This is an Adrienne Rich classic, an untitled short piece from her "Twenty-One Love Poems". I love the last five lines. Credit to my student Annie, who reminded me of it this week.
Since We're Not Young
Since we're not young, weeks have to do time
for years of missing each other. Yet only this odd warp
in time tells me we're not young.
Did I ever walk the morning streets at twenty,
my limbs streaming with a purer joy?
did I lean from any window over the city
listening for the future
as I listened here with nerves tuned for your ring?
And you, you move toward me with the same tempo.
Your eyes are everlasting, the green spark
of the blue-eyed grass of early summer,
the green-blue wild cress washed by the spring
At twenty, yes: we thought we'd live forever.

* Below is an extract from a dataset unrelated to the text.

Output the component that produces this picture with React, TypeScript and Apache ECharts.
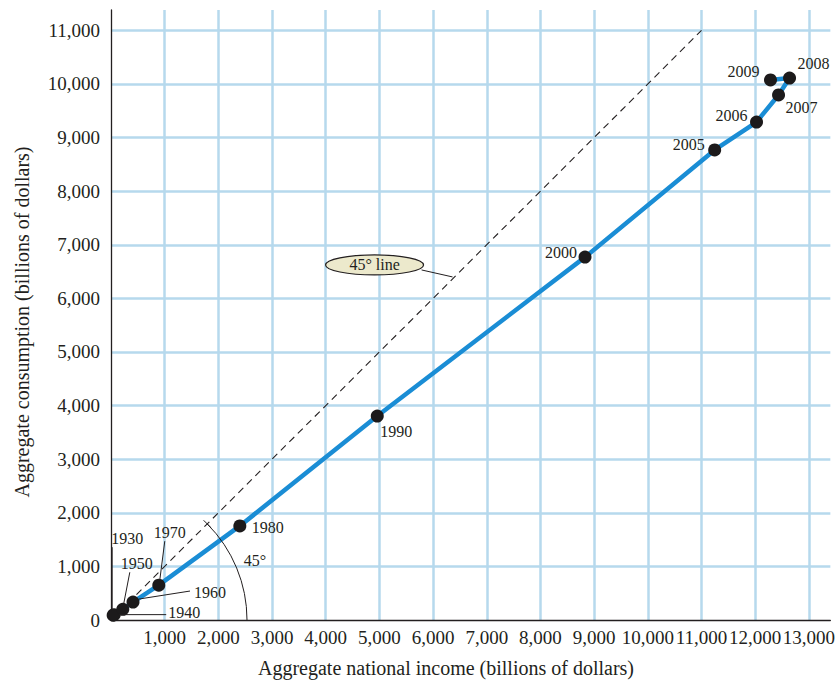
import React, { useEffect, useRef } from "react";
import * as echarts from "echarts";

// ---- data (billions of dollars) ----
const years = ["1930", "1940", "1950", "1960", "1970", "1980", "1990", "2000", "2005", "2006", "2007", "2008", "2009"];
const nationalIncome = [40, 60, 220, 410, 890, 2400, 4960, 8830, 11245, 12025, 12435, 12640, 12285];
const consumption = [90, 100, 200, 335, 650, 1755, 3805, 6770, 8770, 9290, 9795, 10110, 10075];
const diagonalLine = [[0, 0], [11000, 11000]];
const xTitle = "Aggregate national income (billions of dollars)";
const yTitle = "Aggregate consumption (billions of dollars)";

// ---- label placement (pixel offsets from each dot) ----
type LabelSpec = { dx: number; dy: number; leader?: [number, number, number, number] };
const yearLabelLayout: Record<string, LabelSpec> = {
  "1930": { dx: 14, dy: -77, leader: [-1, -68, -1, -5] },
  "1940": { dx: 70, dy: -2, leader: [52, 0, 5, 0] },
  "1950": { dx: 14, dy: -46, leader: [7, -37, 1, -6] },
  "1960": { dx: 77, dy: -10, leader: [57, -11, 6, -3] },
  "1970": { dx: 11, dy: -53, leader: [6, -44, 1, -5] },
  "1980": { dx: 28, dy: 2 },
  "1990": { dx: 19, dy: 15 },
  "2000": { dx: -24, dy: -5 },
  "2005": { dx: -26, dy: -5 },
  "2006": { dx: -25, dy: -7 },
  "2007": { dx: 23, dy: 13 },
  "2008": { dx: 24, dy: -15 },
  "2009": { dx: -27, dy: -8 },
};

const FONT = "'Liberation Serif', 'DejaVu Serif', serif";
const INK = "#231f20";
const DOT = "#1c1a1b";
const BLUE = "#1a8dd5";
const GRID = "#b6d9ed";

const fmt = (v: number) => (v % 1000 === 0 ? v.toLocaleString("en-US") : "");

export default function App() {
  const ref = useRef<HTMLDivElement>(null);

  useEffect(() => {
    if (!ref.current) return;
    const chart = echarts.init(ref.current, undefined, { renderer: "svg" });
    const points = nationalIncome.map((x, i) => [x, consumption[i]]);

    chart.setOption({
      animation: false,
      backgroundColor: "#ffffff",
      grid: { left: 111, top: 10, width: 721, height: 610, containLabel: false },
      xAxis: {
        type: "value",
        min: 0,
        max: 13400,
        interval: 1000,
        axisLine: { show: true, onZero: false, lineStyle: { color: INK, width: 1.3 } },
        axisTick: { show: false },
        axisLabel: {
          formatter: fmt,
          showMinLabel: false,
          showMaxLabel: false,
          margin: 8,
          color: INK,
          fontFamily: FONT,
          fontSize: 19,
        },
        splitLine: { show: true, showMinLine: false, showMaxLine: false, lineStyle: { color: GRID, width: 2.5 } },
      },
      yAxis: {
        type: "value",
        min: 0,
        max: 11380,
        interval: 1000,
        axisLine: { show: true, onZero: false, lineStyle: { color: INK, width: 1.3 } },
        axisTick: { show: false },
        axisLabel: {
          formatter: fmt,
          showMaxLabel: false,
          margin: 11,
          color: INK,
          fontFamily: FONT,
          fontSize: 19,
        },
        splitLine: { show: true, showMinLine: false, showMaxLine: false, lineStyle: { color: GRID, width: 2.5 } },
      },
      series: [
        {
          type: "line",
          data: diagonalLine,
          symbol: "none",
          silent: true,
          z: 1,
          lineStyle: { color: INK, width: 1.1, type: [7, 5] },
        },
        {
          type: "line",
          data: points,
          symbol: "none",
          silent: true,
          z: 2,
          lineStyle: { color: BLUE, width: 4.5 },
        },
        {
          type: "scatter",
          data: points,
          symbolSize: 13,
          silent: true,
          z: 3,
          itemStyle: { color: DOT, opacity: 1 },
        },
      ],
    });

    const px = (v: number[]) => chart.convertToPixel({ gridIndex: 0 }, v) as number[];
    const graphics: any[] = [];

    // year labels
    years.forEach((yr, i) => {
      const [cx, cy] = px([nationalIncome[i], consumption[i]]);
      const spec = yearLabelLayout[yr];
      if (spec.leader) {
        const [x1, y1, x2, y2] = spec.leader;
        graphics.push({
          type: "line",
          z: 10,
          shape: { x1: cx + x1, y1: cy + y1, x2: cx + x2, y2: cy + y2 },
          style: { stroke: INK, lineWidth: 1 },
        });
      }
      graphics.push({
        type: "text",
        z: 10,
        x: cx + spec.dx,
        y: cy + spec.dy,
        style: { text: yr, font: `16px ${FONT}`, fill: INK, align: "center", verticalAlign: "middle" },
      });
    });

    // 45 degree arc at origin
    const [ox, oy] = px([0, 0]);
    const r = 136;
    graphics.push({
      type: "arc",
      z: 10,
      shape: { cx: ox, cy: oy, r, startAngle: -Math.PI / 4, endAngle: 0, clockwise: true },
      style: { stroke: INK, lineWidth: 1, fill: "none" },
    });
    {
      const ax = ox + r * Math.cos(Math.PI / 4);
      const ay = oy - r * Math.sin(Math.PI / 4);
      const t = 5 / Math.SQRT2;
      graphics.push({
        type: "line",
        z: 10,
        shape: { x1: ax - t, y1: ay - t, x2: ax + t, y2: ay + t },
        style: { stroke: INK, lineWidth: 1 },
      });
    }
    graphics.push({
      type: "text",
      z: 10,
      x: ox + 144,
      y: oy - 60,
      style: { text: "45°", font: `16px ${FONT}`, fill: INK, align: "center", verticalAlign: "middle" },
    });

    // "45° line" callout
    const [lx, ly] = px([6400, 6400]);
    graphics.push({
      type: "line",
      z: 10,
      shape: { x1: lx - 33, y1: ly - 7, x2: lx - 2, y2: ly },
      style: { stroke: INK, lineWidth: 1 },
    });
    graphics.push({
      type: "ellipse",
      z: 11,
      shape: { cx: lx - 80, cy: ly - 12, rx: 49, ry: 10 },
      style: { fill: "#ece9cc", stroke: INK, lineWidth: 1.2 },
    });
    graphics.push({
      type: "text",
      z: 12,
      x: lx - 80,
      y: ly - 12,
      style: { text: "45° line", font: `16px ${FONT}`, fill: INK, align: "center", verticalAlign: "middle" },
    });

    // axis titles
    graphics.push({
      type: "text",
      z: 10,
      x: 446,
      y: 668,
      style: { text: xTitle, font: `20px ${FONT}`, fill: INK, align: "center", verticalAlign: "middle" },
    });
    graphics.push({
      type: "text",
      z: 10,
      x: 22,
      y: 322,
      rotation: Math.PI / 2,
      style: { text: yTitle, font: `20px ${FONT}`, fill: INK, align: "center", verticalAlign: "middle" },
    });

    chart.setOption({ graphic: graphics });

    return () => chart.dispose();
  }, []);

  return <div ref={ref} style={{ width: 838, height: 684, position: "absolute", left: 0, top: 0 }} />;
}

At forty-five, I want to know even our limits.
I touch you knowing we weren't born tomorrow,
and somehow, each of us will help the other live,
and somewhere, each of us must help the other die.
That's very fine.
I'm going to have to stop reading your blog at work because that made me cry, and at work that's embarrassing, even if it's the good kind of crying.
Posted by: tr1c14 | October 28, 2005 at 09:39 AM
Hi, listen, I tried to read your post, but there's a huge banner in front of my screen and I can't take it off! I already closed the window and opened it again and it won't work.